Томас внимательно разглядывал чертежи, пытаясь ничего не упустить. Чем были вызваны эти оговорки? На чертежах существующий подвал занимал меньшую площадь, чем первый этаж здания, но, вместо того чтобы расширить его до равной площади под ним, предполагалось вырыть новый подвал, на тридцать футов ниже уровня первого этажа. На чертеже он увидел потолок высотой в десять футов. У существовавшего подвала высота потолка составляла только семь футов. Расстояние между полом цокольного этажа и дном существующего подвала равнялось девяти футам, тогда как на новом чертеже расстояние между полом старого подвала и нового было двадцать один фут.
Майкл недоуменно рассматривал чертежи. Если высота нового подвала всего десять футов, то куда же подевались остальные одиннадцать? Этого в документах не объяснялось. Он стал изучать чертежи и обратил внимание на особую штриховку на участке между потолком нового подвала и полом старого. Заглянул в условные обозначения, чтобы понять, что означает такая штриховка. Ага, бетон. У нового подвала была бетонная крыша толщиной в одиннадцать футов. Так, а что у нас со стенами? Как выяснилось, их толщина составляла шесть футов.
Новый подвал предназначался вовсе не для хранения элитных вин. Да, вина должны храниться при определенной температуре, но для этого вовсе не требуются стены толщиной в шесть футов и одиннадцать футов бетона сверху.
Это явно было противорадиационное убежище.
Майкла трясло от усталости и нервного возбуждения.
«Неужели ты там, Аманда? Внизу? Под одиннадцатью футами бетона?
Но почему? Зачем доктору Теренсу Гоуэлу держать тебя в плену, да еще в подвале дома Глории Ламарк?»
Он закрыл глаза, попытался сосредоточиться.
«А что, если доктор Гоуэл приходился Глории Ламарк близким другом или родственником?
Или имел какое-то отношение к ее сыну?»
Майкл силился вспомнить, что говорила ему Глория о своем сыне, может быть, обнаружится какая-то подсказка. Однако эта тема была запретной во время их бесед, и, несмотря на все его попытки выудить из пациентки хоть какие-то сведения, она все эти годы решительно отказывалась говорить о своем отпрыске.
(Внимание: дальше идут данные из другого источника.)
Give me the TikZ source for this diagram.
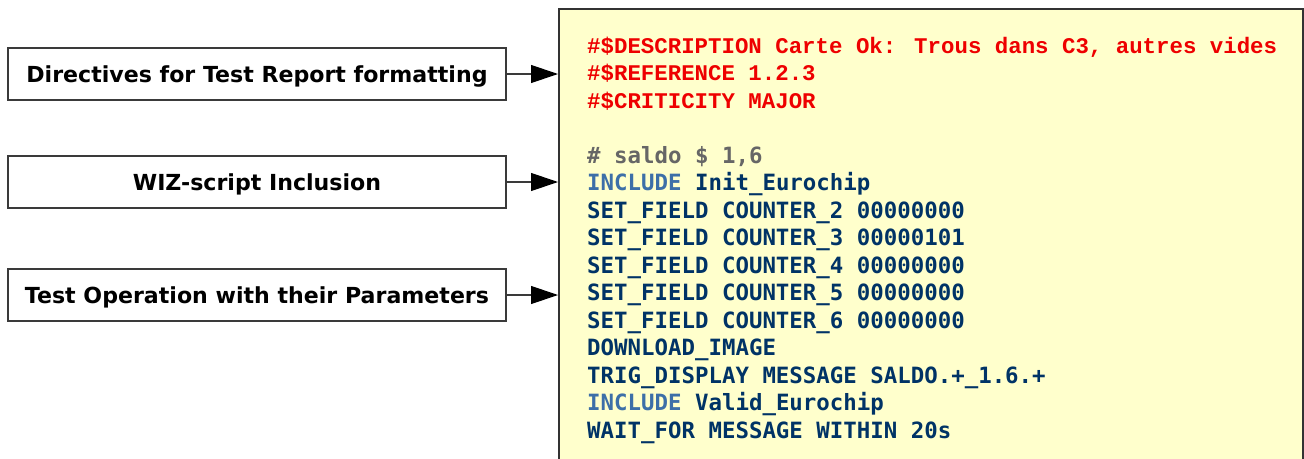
\documentclass[tikz,border=0pt]{standalone}
\usepackage{fontspec}
\usepackage{xcolor}
\usepackage{tikz}
\usetikzlibrary{arrows.meta,positioning,calc}
\newfontfamily\labelfont{DejaVu Sans}
\newfontfamily\codefont{DejaVu Sans Mono}
\newfontfamily\metafont{Liberation Mono}
\definecolor{panelyellow}{HTML}{FFFFCC}
\definecolor{panelborder}{HTML}{333333}
\definecolor{boxgray}{HTML}{3A3A3A}
\definecolor{metared}{HTML}{EE0000}
\definecolor{commentgray}{HTML}{666666}
\definecolor{keywordblue}{HTML}{3D6FA8}
\definecolor{codeblue}{HTML}{003366}

\tikzset{
    labelbox/.style={draw=boxgray, line width=1.2pt, fill=white, minimum width=498pt,
        minimum height=52pt, inner sep=0pt, text height=16pt, text depth=0pt,
        font=\labelfont\bfseries\fontsize{22.1}{26}\selectfont},
    codeline/.style={anchor=base west, inner sep=0pt, text=codeblue,
        font=\codefont\bfseries\fontsize{22.4}{27.5}\selectfont},
    metaline/.style={codeline, text=metared, font=\metafont\bfseries\fontsize{22.4}{27.5}\selectfont},
    pointer/.style={draw=boxgray, line width=1.2pt, -{Triangle[length=27pt,width=18pt,color=black]}}
}

\begin{document}
\begin{tikzpicture}[x=1pt,y=-1pt]
    \useasboundingbox (0,0) rectangle (1304,458);
    \clip (0,0) rectangle (1304,458);

    % Script panel
    \node[draw=panelborder, line width=1.6pt, fill=panelyellow, anchor=north west,
        minimum width=744pt, minimum height=480pt, inner sep=0pt] (panel) at (558,8) {};

    % Report directives
    \node[metaline] (desc) at (587,53) {\#\$DESCRIPTION Carte Ok: Trous dans C3, autres vides};
    \node[metaline] (ref) at (587,80.5) {\#\$REFERENCE 1.2.3};
    \node[metaline] (crit) at (587,108) {\#\$CRITICITY MAJOR};

    % Script body
    \node[codeline, text=commentgray] (comment) at (587,163) {\# saldo \$ 1,6};
    \node[codeline] (incinit) at (587,190.5) {\textcolor{keywordblue}{INCLUDE} Init\_Eurochip};
    \node[codeline] (set2) at (587,218) {SET\_FIELD COUNTER\_2 00000000};
    \node[codeline] (set3) at (587,245.5) {SET\_FIELD COUNTER\_3 00000101};
    \node[codeline] (set4) at (587,273) {SET\_FIELD COUNTER\_4 00000000};
    \node[codeline] (set5) at (587,300.5) {SET\_FIELD COUNTER\_5 00000000};
    \node[codeline] (set6) at (587,328) {SET\_FIELD COUNTER\_6 00000000};
    \node[codeline] (download) at (587,355.5) {DOWNLOAD\_IMAGE};
    \node[codeline] (trig) at (587,383) {TRIG\_DISPLAY MESSAGE SALDO.+\_1.6.+};
    \node[codeline] (incvalid) at (587,410.5) {\textcolor{keywordblue}{INCLUDE} Valid\_Eurochip};
    \node[codeline] (wait) at (587,438) {WAIT\_FOR MESSAGE WITHIN 20s};

    % Left-hand captions
    \node[labelbox] (directives) at (257,74) {Directives for Test Report formatting};
    \node[labelbox] (inclusion) at (257,182) {WIZ-script Inclusion};
    \node[labelbox] (operations) at (257,295) {Test Operation with their Parameters};

    \draw[pointer] (directives.east) -- (directives.east -| panel.west);
    \draw[pointer] (inclusion.east) -- (inclusion.east -| panel.west);
    \draw[pointer] (operations.east) -- (operations.east -| panel.west);
\end{tikzpicture}
\end{document}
Майкл напрягся, пытаясь вспомнить его имя. Кажется, Томас. Да, точно. У него возникли подозрения, что парень гомосексуалист, однако, когда он попытался обсудить это с Глорией, та впала в бешенство. Все, что угрожало идеальному вымышленному миру, в котором обитала Глория Ламарк, вызывало у нее ярость.
Доктор Гоуэл сказал, что он вдовец. Но похоже, ни одному его слову верить нельзя. Может быть, между ним и Томасом Ламарком существовала связь?
Согласно чертежу, убежище разделялось на три отсека. Вход, куда вела лестница сверху, – крохотный тамбур, а в нем две двери: в помещение размером с небольшую спальню и в другое, самое большое из трех. Все они имели сложную вентиляционную систему.
Майкл поставил на стол свой ноутбук, включил его, нашел фотографию Аманды. Ему было больно видеть ее лицо; Майкл чувствовал, как внутри у него все сжимается. Во рту пересохло, он проглотил комок в горле, но по-прежнему смотрел на ее неестественно красные глаза, спутанные волосы и разорванную одежду.
«Ты здесь? Аманда, милая, неужели ты здесь, в этом убежище глубоко под землей? Одна в темноте?»
Он отхлебнул минеральной воды из бутылки, которую купил на заправке. Говорят, что существуют экстрасенсы, которые якобы могут найти пропавших людей. Он читал статью об этом около года назад. Может быть, взять эту фотографию, прихватить копию чертежей и обратиться к экстрасенсу…
Он уронил голову на руки, сжал виски большими пальцами.
«Не нужен тебе никакой экстрасенс, идиот! Срочно звони в полицию, изложи им свои соображения, пусть проверят подвал под домом Глории Ламарк».
Майкл набрал номер Пола Столланда – детектива, который, как ему сказали, теперь будет держать с ним связь. На звонок ответил усталый женский голос:
– Оперативный штаб, детектив-констебль Ронда Гриффитс.